## EXERCISE PROMPT
Transcribe the listing verbatim. Do not carry over any pictures.

## RECORDED INFORMATION
** Start **

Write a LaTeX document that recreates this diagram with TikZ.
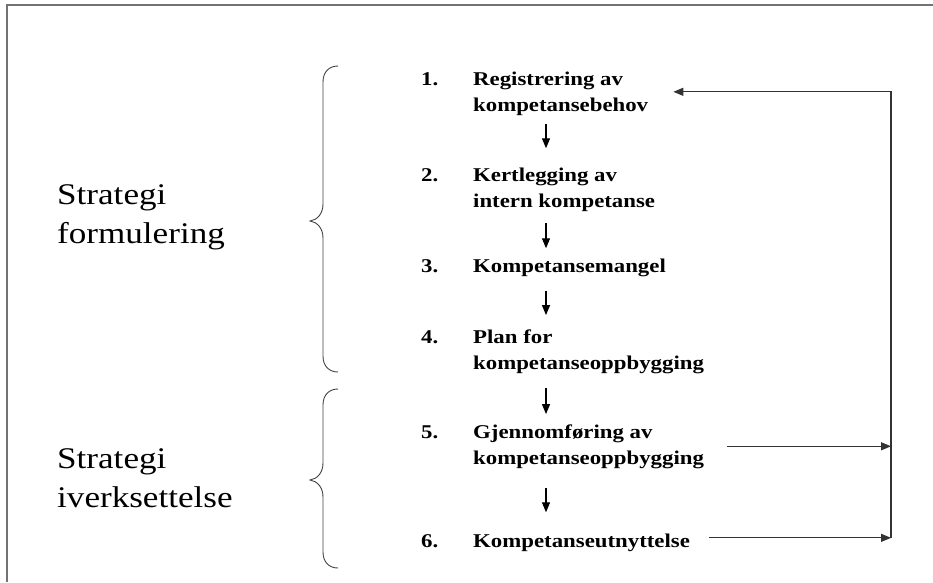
\documentclass[tikz,border=0pt]{standalone}
\usepackage{fontspec}
\setmainfont{Liberation Serif}[FakeStretch=1.17]
\usetikzlibrary{arrows.meta}

\tikzset{
  phase/.style={align=left, inner sep=0pt, anchor=base west,
    font=\fontsize{30}{38.5}\selectfont},
  numlabel/.style={inner sep=0pt, anchor=base west,
    font=\fontsize{19.5}{26}\selectfont\bfseries},
  steptext/.style={numlabel, align=left},
  down/.style={-{Triangle[length=10pt,width=8pt]}, line width=1.2pt},
  flow/.style={-{Triangle[length=10pt,width=8pt]}, line width=1.2pt, draw=black!80},
  wbrace/.style={line width=0.9pt, draw=black!75},
  frame/.style={line width=1.6pt, draw=black!55}
}

\begin{document}
\begin{tikzpicture}[x=1pt, y=-1pt]
    \useasboundingbox (0,0) rectangle (933,582);

    % Frame
    \draw[frame] (933,5) -- (7,5) -- (7,582);

    % Phases (placed at the baseline of the last line)
    \node[phase] (form) at (57,243) {Strategi\\formulering};
    \node[phase] (iverk) at (57,507) {Strategi\\iverksettelse};

    % Braces
    \draw[wbrace] (338,66) .. controls (329,66) and (323,72) .. (323,82)
        -- (323,204) .. controls (323,214) and (317,220) .. (310,221)
        .. controls (317,222) and (323,228) .. (323,238)
        -- (323,356) .. controls (323,366) and (329,372) .. (338,372);
    \draw[wbrace] (338,389) .. controls (329,389) and (323,395) .. (323,405)
        -- (323,463) .. controls (323,473) and (317,479) .. (310,480)
        .. controls (317,481) and (323,487) .. (323,497)
        -- (323,552) .. controls (323,562) and (329,568) .. (338,568);

    % Steps
    \node[numlabel] (n1) at (421,85) {1.};
    \node[steptext] (s1) at (473,111) {Registrering av\\kompetansebehov};
    \node[numlabel] (n2) at (421,181) {2.};
    \node[steptext] (s2) at (473,207) {Kertlegging av\\intern kompetanse};
    \node[numlabel] (n3) at (421,272) {3.};
    \node[steptext] (s3) at (473,272) {Kompetansemangel};
    \node[numlabel] (n4) at (421,343) {4.};
    \node[steptext] (s4) at (473,369) {Plan for\\kompetanseoppbygging};
    \node[numlabel] (n5) at (421,438) {5.};
    \node[steptext] (s5) at (473,464) {Gjennomføring av\\kompetanseoppbygging};
    \node[numlabel] (n6) at (421,547) {6.};
    \node[steptext] (s6) at (473,547) {Kompetanseutnyttelse};

    % Arrows down
    \coordinate (ax) at (546,0);
    \draw[down, shorten <=9pt, shorten >=19pt] (s1.south -| ax) -- (s2.north -| ax);
    \draw[down, shorten <=12pt, shorten >=10pt] (s2.south -| ax) -- (s3.north -| ax);
    \draw[down, shorten <=14pt, shorten >=14pt] (s3.south -| ax) -- (s4.north -| ax);
    \draw[down, shorten <=14pt, shorten >=10pt] (s4.south -| ax) -- (s5.north -| ax);
    \draw[down, shorten <=19pt, shorten >=21pt] (s5.south -| ax) -- (s6.north -| ax);

    % Feedback loop
    \coordinate (rx) at (891,0);
    \draw[flow, shorten <=23pt] (s5.east) -- (s5.east -| rx);
    \draw[flow, shorten <=19pt] ([yshift=4.5pt]s6.east) -- ([yshift=4.5pt]s6.east -| rx);
    \draw[flow, shorten >=25pt] ([yshift=4.5pt]s6.east -| rx) |- ([yshift=1.5pt]s1.east);
\end{tikzpicture}
\end{document}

** End **

## RESPONSE TO THE EXERCISE
Write a LaTeX document that recreates this diagram with TikZ.
\documentclass[tikz,border=0pt]{standalone}
\usepackage{fontspec}
\setmainfont{Liberation Serif}[FakeStretch=1.17]
\usetikzlibrary{arrows.meta}

\tikzset{
  phase/.style={align=left, inner sep=0pt, anchor=base west,
    font=\fontsize{30}{38.5}\selectfont},
  numlabel/.style={inner sep=0pt, anchor=base west,
    font=\fontsize{19.5}{26}\selectfont\bfseries},
  steptext/.style={numlabel, align=left},
  down/.style={-{Triangle[length=10pt,width=8pt]}, line width=1.2pt},
  flow/.style={-{Triangle[length=10pt,width=8pt]}, line width=1.2pt, draw=black!80},
  wbrace/.style={line width=0.9pt, draw=black!75},
  frame/.style={line width=1.6pt, draw=black!55}
}

\begin{document}
\begin{tikzpicture}[x=1pt, y=-1pt]
    \useasboundingbox (0,0) rectangle (933,582);

    % Frame
    \draw[frame] (933,5) -- (7,5) -- (7,582);

    % Phases (placed at the baseline of the last line)
    \node[phase] (form) at (57,243) {Strategi\\formulering};
    \node[phase] (iverk) at (57,507) {Strategi\\iverksettelse};

    % Braces
    \draw[wbrace] (338,66) .. controls (329,66) and (323,72) .. (323,82)
        -- (323,204) .. controls (323,214) and (317,220) .. (310,221)
        .. controls (317,222) and (323,228) .. (323,238)
        -- (323,356) .. controls (323,366) and (329,372) .. (338,372);
    \draw[wbrace] (338,389) .. controls (329,389) and (323,395) .. (323,405)
        -- (323,463) .. controls (323,473) and (317,479) .. (310,480)
        .. controls (317,481) and (323,487) .. (323,497)
        -- (323,552) .. controls (323,562) and (329,568) .. (338,568);

    % Steps
    \node[numlabel] (n1) at (421,85) {1.};
    \node[steptext] (s1) at (473,111) {Registrering av\\kompetansebehov};
    \node[numlabel] (n2) at (421,181) {2.};
    \node[steptext] (s2) at (473,207) {Kertlegging av\\intern kompetanse};
    \node[numlabel] (n3) at (421,272) {3.};
    \node[steptext] (s3) at (473,272) {Kompetansemangel};
    \node[numlabel] (n4) at (421,343) {4.};
    \node[steptext] (s4) at (473,369) {Plan for\\kompetanseoppbygging};
    \node[numlabel] (n5) at (421,438) {5.};
    \node[steptext] (s5) at (473,464) {Gjennomføring av\\kompetanseoppbygging};
    \node[numlabel] (n6) at (421,547) {6.};
    \node[steptext] (s6) at (473,547) {Kompetanseutnyttelse};

    % Arrows down
    \coordinate (ax) at (546,0);
    \draw[down, shorten <=9pt, shorten >=19pt] (s1.south -| ax) -- (s2.north -| ax);
    \draw[down, shorten <=12pt, shorten >=10pt] (s2.south -| ax) -- (s3.north -| ax);
    \draw[down, shorten <=14pt, shorten >=14pt] (s3.south -| ax) -- (s4.north -| ax);
    \draw[down, shorten <=14pt, shorten >=10pt] (s4.south -| ax) -- (s5.north -| ax);
    \draw[down, shorten <=19pt, shorten >=21pt] (s5.south -| ax) -- (s6.north -| ax);

    % Feedback loop
    \coordinate (rx) at (891,0);
    \draw[flow, shorten <=23pt] (s5.east) -- (s5.east -| rx);
    \draw[flow, shorten <=19pt] ([yshift=4.5pt]s6.east) -- ([yshift=4.5pt]s6.east -| rx);
    \draw[flow, shorten >=25pt] ([yshift=4.5pt]s6.east -| rx) |- ([yshift=1.5pt]s1.east);
\end{tikzpicture}
\end{document}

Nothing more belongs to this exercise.